The vice president-elect didn't deny her claim on the show, but Biden spokeswoman Elizabeth Alexander did three hours later in a statement e-mailed to reporters immediately after the exchange aired on television.
"To be clear, President-elect Obama offered Vice President-elect Biden one job only — to be his running mate," the statement said. "And the vice president-elect was thrilled to accept the offer."
The vice president-elect said he only accepted Obama's offer to be his running mate after talking it over with "Jilly," his pet name for his wife. Mrs. Biden said she told him vice president would be better for the family.
"If you're secretary of state, you'll be away, we'll never see you, you know," she said. "I'll see you at a state dinner once in awhile. But I said, if you're vice president, the entire family, because worked so hard for the election, can be involved. They can come to our home. They can go to events, they can be with us all the time. And that's what's important to us."
Joe Biden said he didn't immediately take the vice presidential offer since he wasn't sure it was the best place for him to serve. But Biden, who ran against Obama in the Democratic primary race, said he agreed after getting some assurances from Obama about his role.
"This is a partnership," Biden said. "He's president of the United States, but as I said to him when he asked me, I said, `Barack, don't ask me unless the reason you're asking me is you're asking me for my judgment. I get to be the last guy in the room when you make every important decision. You're president. Any decision you make, I will back.'
"He said he wanted to have a confidant and somebody who wouldn't be a yes man. He's pretty sure about that last part," Biden said with a laugh.
Obama's transition office did not respond to questions about whether he was offered both jobs. Obama gave the secretary of state job to Hillary Rodham Clinton, and her spokesman declined to comment about the suggestion that she was the second choice.
Alexander's statement said, "Like anyone who followed the presidential campaign this summer, Dr. Jill Biden knew there was a chance that President-elect Obama might ask her husband to serve in some capacity and that, given his background, the positions of vice president and secretary of state were possibilities. Dr. Biden's point to Oprah today was that being vice president would be a better fit for their family because they would get to see him more and get to participate in serving more."
The Bidens made a surprise appearance on Winfrey's show, recorded at the Kennedy Center. The celebrity-filled show also included the premiere of "America's Song," performed by Faith Hill, Seal, Bono, Mary J. Blige, Will.i.am and David Foster in honor of the occasion and available for free download on Winfrey's Web site for 24 hours.
Winfrey also interviewed movie star couple Demi Moore and Ashton Kutcher about how Obama has inspired them to pledge to help end slave labor around the world and encourage other people to make a pledge to improve their communities.
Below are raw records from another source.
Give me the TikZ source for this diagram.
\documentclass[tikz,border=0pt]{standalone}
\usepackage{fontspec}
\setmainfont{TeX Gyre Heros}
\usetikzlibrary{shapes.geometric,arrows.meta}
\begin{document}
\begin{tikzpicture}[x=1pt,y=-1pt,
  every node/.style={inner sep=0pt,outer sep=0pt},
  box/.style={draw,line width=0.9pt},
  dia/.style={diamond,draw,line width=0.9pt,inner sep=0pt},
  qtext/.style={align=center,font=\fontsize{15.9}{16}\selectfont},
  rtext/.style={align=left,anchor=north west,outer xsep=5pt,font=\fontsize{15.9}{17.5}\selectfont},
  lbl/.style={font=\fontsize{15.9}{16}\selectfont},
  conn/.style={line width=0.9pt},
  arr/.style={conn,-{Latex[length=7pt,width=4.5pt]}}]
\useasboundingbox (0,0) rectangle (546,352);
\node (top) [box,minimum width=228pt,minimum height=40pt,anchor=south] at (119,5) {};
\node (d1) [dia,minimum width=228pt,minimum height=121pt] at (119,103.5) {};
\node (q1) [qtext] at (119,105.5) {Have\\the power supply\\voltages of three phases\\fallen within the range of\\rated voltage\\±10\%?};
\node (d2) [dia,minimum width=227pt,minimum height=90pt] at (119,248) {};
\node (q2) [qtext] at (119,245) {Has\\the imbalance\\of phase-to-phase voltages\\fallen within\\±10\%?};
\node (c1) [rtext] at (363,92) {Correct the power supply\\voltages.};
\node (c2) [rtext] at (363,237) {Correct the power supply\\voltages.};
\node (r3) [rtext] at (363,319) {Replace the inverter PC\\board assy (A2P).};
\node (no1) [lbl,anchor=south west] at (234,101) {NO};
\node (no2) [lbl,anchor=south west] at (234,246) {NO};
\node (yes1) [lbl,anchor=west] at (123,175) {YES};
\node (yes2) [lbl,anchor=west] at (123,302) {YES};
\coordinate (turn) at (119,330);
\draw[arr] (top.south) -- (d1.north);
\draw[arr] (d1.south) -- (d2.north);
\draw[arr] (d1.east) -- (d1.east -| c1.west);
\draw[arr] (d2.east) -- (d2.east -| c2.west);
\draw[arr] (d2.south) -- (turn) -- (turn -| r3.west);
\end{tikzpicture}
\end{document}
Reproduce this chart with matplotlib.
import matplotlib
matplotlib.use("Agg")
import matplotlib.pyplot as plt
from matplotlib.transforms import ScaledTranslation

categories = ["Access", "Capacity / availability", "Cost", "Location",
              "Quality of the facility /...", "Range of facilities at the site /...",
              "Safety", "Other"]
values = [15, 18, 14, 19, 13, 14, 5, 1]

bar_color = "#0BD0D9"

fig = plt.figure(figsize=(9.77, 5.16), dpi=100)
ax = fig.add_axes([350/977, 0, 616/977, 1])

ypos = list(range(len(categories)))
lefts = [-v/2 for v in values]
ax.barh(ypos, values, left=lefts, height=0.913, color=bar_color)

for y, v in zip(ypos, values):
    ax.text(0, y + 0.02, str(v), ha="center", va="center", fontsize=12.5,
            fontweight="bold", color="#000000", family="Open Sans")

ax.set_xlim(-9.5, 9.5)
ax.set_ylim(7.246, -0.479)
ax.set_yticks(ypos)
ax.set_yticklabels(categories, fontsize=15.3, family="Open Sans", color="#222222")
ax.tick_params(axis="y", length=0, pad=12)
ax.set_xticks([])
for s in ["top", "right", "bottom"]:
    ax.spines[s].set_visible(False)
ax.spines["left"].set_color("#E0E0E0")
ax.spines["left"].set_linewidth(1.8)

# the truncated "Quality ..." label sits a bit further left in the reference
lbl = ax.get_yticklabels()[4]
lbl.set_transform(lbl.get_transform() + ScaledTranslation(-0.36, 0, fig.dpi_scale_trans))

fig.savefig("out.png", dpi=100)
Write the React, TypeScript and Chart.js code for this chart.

Other celebrities, including Scarlett Johansson, Justin Timberlake and Forest Whitaker appeared by videotape to talk about what Obama's election means to them.
Winfrey, who made her first ever presidential endorsement for Obama, heralded the significance of the moment particularly coming the day after Martin Luther King Jr. holiday.
"I feel like I am better because of his being elected," Winfrey said. "And I think that the country is going to be better. I feel like it is a beautiful thing, and we all start to see ourselves differently, the possibility."


----------



## mpd61 (Aug 7, 2002)

fra444 said:


> Winfrey also interviewed movie star couple Demi Moore and Ashton Kutcher about how *Obama has inspired them to pledge to help end slave labor around the world *
> 
> "I feel like I am better because of his being elected," Winfrey said. "And I think that the country is going to be better. *I feel like it is a beautiful thing, and we all start to see ourselves differently*, the possibility."


OMG!!!!!!!!!!!!!!!!!!!!!!!

Ya really! Glad you waited well into your adult celebrity lives to start "helping out"

Oprah Honey, let's get back to reality with Dr. Oz and some really useful
banter.

:spell:=P~


----------



## OfficerObie59 (Sep 14, 2007)

Wow, like husband like wife...they bothe have big mouths and both say things completely out of turn.


----------



## justanotherparatrooper (Aug 27, 2006)

Wolfman said:


> Wow, I have this tingly feeling running down my leg.


I seem to have chest pains and a throbbing in my skull.


----------



## rg1283 (Sep 14, 2005)




----------